Steve Fossett’s pilot’s license and other ID were found by a hiker earlier this week. The man reported it to the local authorities and they searched . The plane wreckage has now been found with some human remains.
MAMMOTH LAKES, Calif. - Federal investigators said Thursday they found human remains amid the wreckage of Steve Fossett’s airplane in the mountains of eastern California, just over a year after the millionaire adventurer vanished on a solo flight.
The remains were found among a field of debris that stretched 400 feet long and 150 feet wide in a steep section of the Sierra Nevada, the National Transportation Safety Board said.
Some personal effects also were found at the crash site but investigators would not describe them in any detail.
“We found human remains, but there’s very little. Given the length of time the wreckage has been out there, it’s not surprising there’s not very much,” said acting NTSB Chairman Mark Rosenker said. “I’m not going to elaborate on what it is.”
The mangled debris of the plane was spotted in the air late Wednesday near the town of Mammoth Lakes and was identified by its tail number. Investigators said the plane had slammed straight into a mountainside.
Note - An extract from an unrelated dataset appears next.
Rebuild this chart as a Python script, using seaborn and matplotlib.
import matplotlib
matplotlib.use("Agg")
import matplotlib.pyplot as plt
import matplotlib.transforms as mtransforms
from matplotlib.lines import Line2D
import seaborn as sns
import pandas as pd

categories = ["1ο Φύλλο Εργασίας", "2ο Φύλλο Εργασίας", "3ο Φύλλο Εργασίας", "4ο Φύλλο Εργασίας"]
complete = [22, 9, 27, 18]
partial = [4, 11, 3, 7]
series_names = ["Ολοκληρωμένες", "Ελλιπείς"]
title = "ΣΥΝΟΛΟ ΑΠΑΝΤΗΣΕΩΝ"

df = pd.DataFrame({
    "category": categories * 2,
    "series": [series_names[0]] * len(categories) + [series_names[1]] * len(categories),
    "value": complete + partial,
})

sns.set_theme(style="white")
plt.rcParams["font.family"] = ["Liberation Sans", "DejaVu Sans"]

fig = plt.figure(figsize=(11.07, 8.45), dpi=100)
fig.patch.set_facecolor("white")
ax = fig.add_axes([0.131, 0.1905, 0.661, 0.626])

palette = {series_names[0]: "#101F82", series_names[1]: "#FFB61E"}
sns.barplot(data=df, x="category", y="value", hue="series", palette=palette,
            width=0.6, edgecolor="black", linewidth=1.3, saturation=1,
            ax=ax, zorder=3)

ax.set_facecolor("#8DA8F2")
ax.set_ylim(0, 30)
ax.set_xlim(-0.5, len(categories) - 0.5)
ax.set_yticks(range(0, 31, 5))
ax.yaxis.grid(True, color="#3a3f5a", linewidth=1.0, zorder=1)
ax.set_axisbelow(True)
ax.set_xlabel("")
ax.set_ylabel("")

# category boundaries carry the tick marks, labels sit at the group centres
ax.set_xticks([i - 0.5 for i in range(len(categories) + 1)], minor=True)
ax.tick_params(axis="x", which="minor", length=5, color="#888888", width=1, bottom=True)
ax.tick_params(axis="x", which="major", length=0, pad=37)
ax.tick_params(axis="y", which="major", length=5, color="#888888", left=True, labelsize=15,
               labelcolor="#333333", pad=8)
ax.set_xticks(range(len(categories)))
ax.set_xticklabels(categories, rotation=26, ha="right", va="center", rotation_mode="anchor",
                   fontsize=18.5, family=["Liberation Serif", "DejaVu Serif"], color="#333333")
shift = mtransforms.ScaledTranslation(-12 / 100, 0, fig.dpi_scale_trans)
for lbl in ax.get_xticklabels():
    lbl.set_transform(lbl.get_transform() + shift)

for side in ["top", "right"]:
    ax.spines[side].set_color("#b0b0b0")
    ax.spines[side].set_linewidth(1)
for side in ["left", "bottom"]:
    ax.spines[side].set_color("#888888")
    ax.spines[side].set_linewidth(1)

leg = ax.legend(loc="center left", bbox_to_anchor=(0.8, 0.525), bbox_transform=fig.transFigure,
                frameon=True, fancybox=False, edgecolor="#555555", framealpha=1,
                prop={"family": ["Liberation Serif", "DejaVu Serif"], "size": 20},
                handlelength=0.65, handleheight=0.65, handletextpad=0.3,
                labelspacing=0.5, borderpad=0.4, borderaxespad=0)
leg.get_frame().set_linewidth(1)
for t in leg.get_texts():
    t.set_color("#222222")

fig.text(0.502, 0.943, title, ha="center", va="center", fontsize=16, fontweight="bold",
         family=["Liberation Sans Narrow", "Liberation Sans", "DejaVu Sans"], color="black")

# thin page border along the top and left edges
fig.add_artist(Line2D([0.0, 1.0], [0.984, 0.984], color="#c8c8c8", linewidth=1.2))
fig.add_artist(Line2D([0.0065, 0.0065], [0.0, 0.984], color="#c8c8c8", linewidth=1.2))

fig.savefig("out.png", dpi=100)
“It was a hard-impact crash, and he would’ve died instantly,” said Jeff Page, emergency management coordinator for Lyon County, Nev., who assisted in the search.
Coroners to probe DNA
NTSB investigators went into the mountains Thursday to figure out what caused the plane to go down. Most of the fuselage disintegrated on impact, and the engine was found several hundred feet away at an elevation of 9,700 feet, authorities said.
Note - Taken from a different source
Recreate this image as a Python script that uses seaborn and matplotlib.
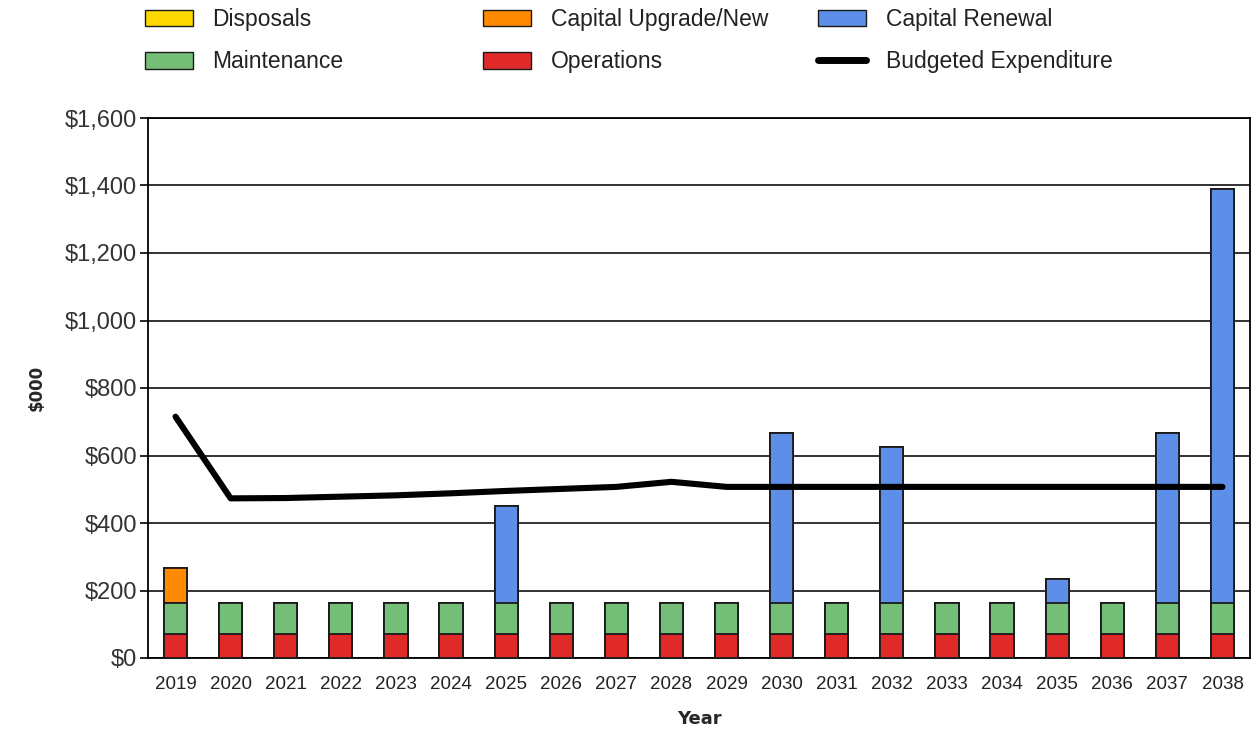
import numpy as np
import pandas as pd
import matplotlib
matplotlib.use("Agg")
import matplotlib.pyplot as plt
from matplotlib.patches import Patch
from matplotlib.lines import Line2D
import seaborn as sns

# Asset expenditure projections ($000)
years = [str(y) for y in range(2019, 2039)]
operations = [70] * 20
maintenance = [94] * 20
capital_renewal = [0, 0, 0, 0, 0, 0, 287, 0, 0, 0, 0, 502, 0, 462, 0, 0, 70, 0, 502, 1225]
capital_upgrade = [102] + [0] * 19
disposals = [0] * 20
budgeted = [715, 473, 474, 478, 482, 488, 495, 501, 507, 522, 507,
            507, 507, 507, 507, 507, 507, 507, 507, 507]

series_names = ["Operations", "Maintenance", "Capital Renewal",
                "Capital Upgrade/New", "Disposals"]
series_values = [operations, maintenance, capital_renewal, capital_upgrade, disposals]
colors = {
    "Disposals": "#FFD800",
    "Capital Upgrade/New": "#FF8A00",
    "Capital Renewal": "#5E8FE8",
    "Maintenance": "#74BE78",
    "Operations": "#E02A2A",
}

sns.set_theme(style="white")
plt.rcParams["font.family"] = ["Liberation Sans", "DejaVu Sans"]

W, H = 1253, 742
fig = plt.figure(figsize=(W / 100, H / 100), dpi=100)
ax = fig.add_axes([148 / W, 1 - 658 / H, 1102 / W, 540 / H])

# Stacked bars: draw cumulative totals from the top layer down
cum = np.cumsum(np.array(series_values), axis=0)
for i in range(len(series_names) - 1, -1, -1):
    name = series_names[i]
    df = pd.DataFrame({"Year": years, "Value": cum[i]})
    sns.barplot(data=df, x="Year", y="Value", color=colors[name], saturation=1,
                width=0.42, edgecolor="#1a1a1a", linewidth=1.3, ax=ax, zorder=3)

# Budget line across category positions
sns.lineplot(x=np.arange(len(years)), y=budgeted, color="black", linewidth=4.4,
             ax=ax, zorder=4)

ax.set_xlim(-0.5, len(years) - 0.5)
ax.set_ylim(0, 1600)
ax.set_yticks(np.arange(0, 1601, 200))
ax.set_yticklabels([f"${v:,}" for v in range(0, 1601, 200)], fontsize=17, color="#333333")
ax.set_xticks(np.arange(len(years)))
ax.set_xticklabels(years, fontsize=13.5, color="#222222")
ax.set_xticks(np.arange(len(years) + 1) - 0.5, minor=True)
ax.tick_params(axis="x", which="major", length=0, pad=13)
ax.tick_params(axis="x", which="minor", length=6, width=1.2, color="black", direction="out")
ax.tick_params(axis="y", length=6, width=1.2, color="black", direction="out", pad=2, left=True)
ax.grid(axis="y", color="#222222", linewidth=1.3, zorder=0)
ax.set_axisbelow(True)
for s in ax.spines.values():
    s.set_color("black")
    s.set_linewidth(1.3)

ax.set_xlabel("Year", fontsize=13, fontweight="bold", family="DejaVu Sans", labelpad=12)
ax.set_ylabel("$000", fontsize=12, fontweight="bold", family="DejaVu Sans", labelpad=14)

# Legend: three columns, two rows, each column placed at its own anchor
edge = "#1a1a1a"
columns = [
    (145, [Patch(facecolor=colors["Disposals"], edgecolor=edge, label="Disposals"),
           Patch(facecolor=colors["Maintenance"], edgecolor=edge, label="Maintenance")]),
    (483, [Patch(facecolor=colors["Capital Upgrade/New"], edgecolor=edge, label="Capital Upgrade/New"),
           Patch(facecolor=colors["Operations"], edgecolor=edge, label="Operations")]),
    (818, [Patch(facecolor=colors["Capital Renewal"], edgecolor=edge, label="Capital Renewal"),
           Line2D([0], [0], color="black", linewidth=5, label="Budgeted Expenditure")]),
]
for x0, hs in columns:
    leg = fig.legend(handles=hs, loc="upper left", bbox_to_anchor=(x0 / W, 1 - 8 / H),
                     frameon=False, fontsize=16.5, handlelength=2.1, handleheight=0.75,
                     handletextpad=0.85, labelspacing=0.85, borderpad=0, borderaxespad=0)
    for t in leg.get_texts():
        t.set_color("#222222")

fig.savefig("out.png", dpi=100)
“It will take weeks, perhaps months, to get a better understanding of what happened,” Rosenker said before investigators set off.
Search crews and cadaver dogs scoured the steep terrain around the crash site in hopes of finding at least some trace of his body and solving the mystery of his disappearance once and for all.
Rosenker said searchers found enough remains at the site to provide coroners with DNA.
Searchers familiar with the mountainous wilderness noted the many coyotes and other wildlife in the area, and Madera County Sheriff John Anderson said: “It’s quite often if you don’t find remains within a few days, because of animals, you’ll find nothing at all.”
Fossett was 63 when he vanished on Sept. 3, 2007, after taking off in a single-engine Bellanca from a Nevada ranch owned by hotel magnate Barron Hilton. The intrepid balloonist, pilot and all-around thrill-seeker was scouting locations for an attempt to break the land speed record in a rocket-propelled car.
Fossett’s disappearance spurred a huge search that covered 20,000 square miles, cost millions of dollars and included the use of infrared technology. Eventually, a judge declared Fossett legally dead in February. For a while, many of his friends held out hope he survived, given his many close scrapes with death over the years.